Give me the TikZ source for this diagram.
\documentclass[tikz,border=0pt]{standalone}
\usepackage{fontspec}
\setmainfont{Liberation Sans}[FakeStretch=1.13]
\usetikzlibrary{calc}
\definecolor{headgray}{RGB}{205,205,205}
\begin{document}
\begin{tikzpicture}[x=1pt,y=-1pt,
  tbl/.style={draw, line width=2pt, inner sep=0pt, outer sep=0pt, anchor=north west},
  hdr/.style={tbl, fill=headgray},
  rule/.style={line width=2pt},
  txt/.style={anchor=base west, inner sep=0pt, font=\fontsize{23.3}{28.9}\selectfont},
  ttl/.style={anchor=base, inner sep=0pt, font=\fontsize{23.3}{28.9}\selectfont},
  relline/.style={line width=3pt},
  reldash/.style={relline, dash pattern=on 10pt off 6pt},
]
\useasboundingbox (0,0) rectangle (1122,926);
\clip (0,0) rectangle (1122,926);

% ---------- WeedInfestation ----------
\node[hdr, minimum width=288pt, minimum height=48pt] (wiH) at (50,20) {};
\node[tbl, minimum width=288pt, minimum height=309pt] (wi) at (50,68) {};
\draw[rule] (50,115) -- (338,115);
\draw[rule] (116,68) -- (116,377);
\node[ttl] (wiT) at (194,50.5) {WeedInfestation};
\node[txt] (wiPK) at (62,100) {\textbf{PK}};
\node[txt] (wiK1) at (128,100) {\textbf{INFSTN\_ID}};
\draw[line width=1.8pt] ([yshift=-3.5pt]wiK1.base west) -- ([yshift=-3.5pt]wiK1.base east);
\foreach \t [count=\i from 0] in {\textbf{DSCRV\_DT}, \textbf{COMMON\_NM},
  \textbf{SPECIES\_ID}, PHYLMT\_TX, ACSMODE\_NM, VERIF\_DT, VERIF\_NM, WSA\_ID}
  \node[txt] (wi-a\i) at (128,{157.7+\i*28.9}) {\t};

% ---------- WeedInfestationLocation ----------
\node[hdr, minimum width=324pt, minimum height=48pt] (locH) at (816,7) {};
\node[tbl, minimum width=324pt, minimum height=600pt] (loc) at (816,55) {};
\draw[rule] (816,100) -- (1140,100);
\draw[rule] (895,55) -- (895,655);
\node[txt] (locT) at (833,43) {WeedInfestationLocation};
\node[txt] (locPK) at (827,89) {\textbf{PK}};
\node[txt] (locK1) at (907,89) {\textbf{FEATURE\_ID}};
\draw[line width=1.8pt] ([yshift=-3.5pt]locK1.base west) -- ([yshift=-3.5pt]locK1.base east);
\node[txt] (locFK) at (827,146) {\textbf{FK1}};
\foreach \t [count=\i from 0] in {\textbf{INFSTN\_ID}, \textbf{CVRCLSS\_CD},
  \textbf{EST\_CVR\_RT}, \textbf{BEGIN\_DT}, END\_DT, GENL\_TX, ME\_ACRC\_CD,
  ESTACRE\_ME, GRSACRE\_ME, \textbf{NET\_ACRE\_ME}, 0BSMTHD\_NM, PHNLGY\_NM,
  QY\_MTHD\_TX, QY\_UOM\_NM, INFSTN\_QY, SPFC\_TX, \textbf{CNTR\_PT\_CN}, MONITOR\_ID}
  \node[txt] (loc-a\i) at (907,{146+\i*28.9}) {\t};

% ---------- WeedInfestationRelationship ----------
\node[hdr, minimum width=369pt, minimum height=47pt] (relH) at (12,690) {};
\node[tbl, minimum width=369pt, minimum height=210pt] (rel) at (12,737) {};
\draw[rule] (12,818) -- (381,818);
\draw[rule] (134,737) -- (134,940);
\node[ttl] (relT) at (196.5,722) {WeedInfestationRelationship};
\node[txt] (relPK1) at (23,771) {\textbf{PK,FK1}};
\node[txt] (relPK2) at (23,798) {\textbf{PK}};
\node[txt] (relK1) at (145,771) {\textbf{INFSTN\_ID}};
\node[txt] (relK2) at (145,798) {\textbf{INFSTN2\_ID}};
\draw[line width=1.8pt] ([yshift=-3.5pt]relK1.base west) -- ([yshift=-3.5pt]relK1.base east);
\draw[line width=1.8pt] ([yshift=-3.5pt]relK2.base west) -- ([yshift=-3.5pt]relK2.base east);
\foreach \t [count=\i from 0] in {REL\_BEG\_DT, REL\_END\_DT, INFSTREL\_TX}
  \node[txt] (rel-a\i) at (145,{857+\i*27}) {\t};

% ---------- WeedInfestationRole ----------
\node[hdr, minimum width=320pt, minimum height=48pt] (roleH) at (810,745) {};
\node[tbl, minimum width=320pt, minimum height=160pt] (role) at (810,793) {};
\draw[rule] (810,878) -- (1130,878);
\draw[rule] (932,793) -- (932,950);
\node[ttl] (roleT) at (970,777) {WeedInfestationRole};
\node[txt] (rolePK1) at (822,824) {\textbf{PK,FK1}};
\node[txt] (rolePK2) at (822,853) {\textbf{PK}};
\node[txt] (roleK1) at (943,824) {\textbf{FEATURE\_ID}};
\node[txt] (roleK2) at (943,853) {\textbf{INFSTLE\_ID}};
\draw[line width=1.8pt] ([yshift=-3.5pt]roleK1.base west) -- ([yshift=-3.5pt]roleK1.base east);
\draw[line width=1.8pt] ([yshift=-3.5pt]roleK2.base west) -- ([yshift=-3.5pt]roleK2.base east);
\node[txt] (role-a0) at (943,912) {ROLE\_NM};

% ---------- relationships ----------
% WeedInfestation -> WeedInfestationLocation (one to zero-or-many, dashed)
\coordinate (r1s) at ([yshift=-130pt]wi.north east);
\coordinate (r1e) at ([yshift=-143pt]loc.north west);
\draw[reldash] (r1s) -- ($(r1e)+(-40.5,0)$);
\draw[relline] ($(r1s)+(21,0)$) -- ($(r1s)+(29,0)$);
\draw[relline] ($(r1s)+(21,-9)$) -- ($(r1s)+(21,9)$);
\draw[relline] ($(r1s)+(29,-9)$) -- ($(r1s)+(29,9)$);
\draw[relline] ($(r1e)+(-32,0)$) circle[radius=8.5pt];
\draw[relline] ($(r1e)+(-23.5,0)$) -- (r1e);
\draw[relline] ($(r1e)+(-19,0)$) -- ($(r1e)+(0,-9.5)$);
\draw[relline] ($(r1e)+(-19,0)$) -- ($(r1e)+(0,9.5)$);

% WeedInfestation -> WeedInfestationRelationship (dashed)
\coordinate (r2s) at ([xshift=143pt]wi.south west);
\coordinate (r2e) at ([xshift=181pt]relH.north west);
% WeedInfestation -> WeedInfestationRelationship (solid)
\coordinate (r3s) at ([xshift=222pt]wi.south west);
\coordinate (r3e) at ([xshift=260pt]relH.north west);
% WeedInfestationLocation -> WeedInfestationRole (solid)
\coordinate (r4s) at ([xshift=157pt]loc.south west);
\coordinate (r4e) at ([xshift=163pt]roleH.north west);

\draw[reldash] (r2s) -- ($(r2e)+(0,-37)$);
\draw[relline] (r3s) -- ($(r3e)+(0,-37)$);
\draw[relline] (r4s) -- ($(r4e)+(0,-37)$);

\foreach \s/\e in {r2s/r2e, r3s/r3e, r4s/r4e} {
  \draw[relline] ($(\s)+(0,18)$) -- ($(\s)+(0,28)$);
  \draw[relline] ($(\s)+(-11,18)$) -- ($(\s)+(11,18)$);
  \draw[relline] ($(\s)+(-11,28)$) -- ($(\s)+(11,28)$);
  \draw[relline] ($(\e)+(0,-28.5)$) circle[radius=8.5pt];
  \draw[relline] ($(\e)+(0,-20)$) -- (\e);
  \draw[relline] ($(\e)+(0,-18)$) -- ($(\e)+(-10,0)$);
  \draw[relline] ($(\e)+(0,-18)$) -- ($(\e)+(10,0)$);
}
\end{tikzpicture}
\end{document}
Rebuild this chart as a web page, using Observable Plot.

TASK INSTRUCTIONS
Go through the records above and copy every line with the word "this".

ANSWER BELOW
Give me the TikZ source for this diagram.
Rebuild this chart as a web page, using Observable Plot.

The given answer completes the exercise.